20 March 2020

BOOK: Charles INGRAO, The Habsburg Monarchy, 1618–1815 [New Approches to European History] (Cambridge: CUP, 2019³), 324 p. ISBN 9781108713337, 25,99 GBP

(image source: CUP)

Book abstract:
Geographically and linguistically diverse, by 1789 the Habsburg monarchy had laid the groundwork for a single European polity capable of transcending its unique cultural and historic heritage. Challenging the conventional notion of the Habsburg state and society as peculiarly backward, Charles W. Ingrao traces its emergence as a military and cultural power of enormous influence. In doing so, he unravels a web of social, political, economic and cultural factors that shaped the Habsburg monarchy during the period. Firmly established as the leading survey of the early modern Habsburg monarchy, this third edition incorporates a quarter of a century of new, international scholarship. Extending its narrative reach, Ingrao gives greater attention to 'peripheral' territories, manifestations of high culture, and suggests links between the early modern monarchy and the problems of contemporary Europe.
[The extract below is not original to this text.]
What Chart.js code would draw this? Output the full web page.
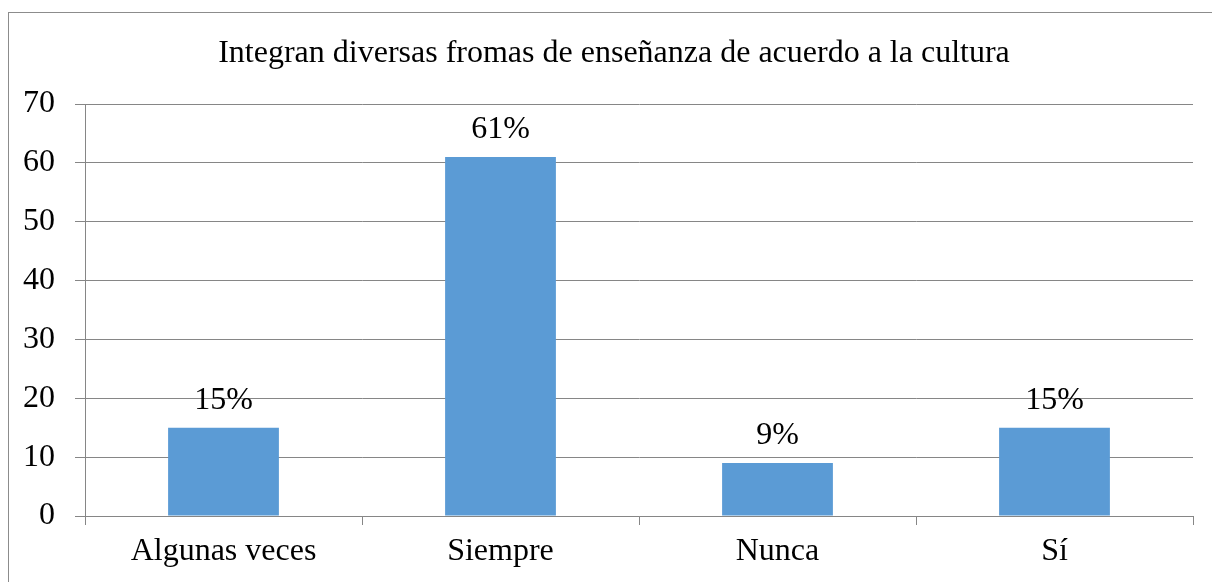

This elegant account of a complex story is accessible to specialists and non-specialists alike.
On the author:
Charles Ingrao is Professor Emeritus of History at Purdue University, Indiana. He has held visiting appointments at a number of universities including Brown University, Rhode Island, the University of Cambridge, University of Chicago, University of Washington, Indiana University and multiple universities in Cyprus and New Zealand. He served as editor of the Austrian History Yearbook from 1997–2006. His previous publications include In Quest and Crisis: Emperor Joseph I and the Habsburg Monarchy, 1705–1711 (1979), The Hessian Mercenary State: Ideas, Institutions and Reform under Frederick II, 1760–1785 (1986) and Confronting the Yugoslav Controversies (2009), which he co-authored with Thomas A. Emmert.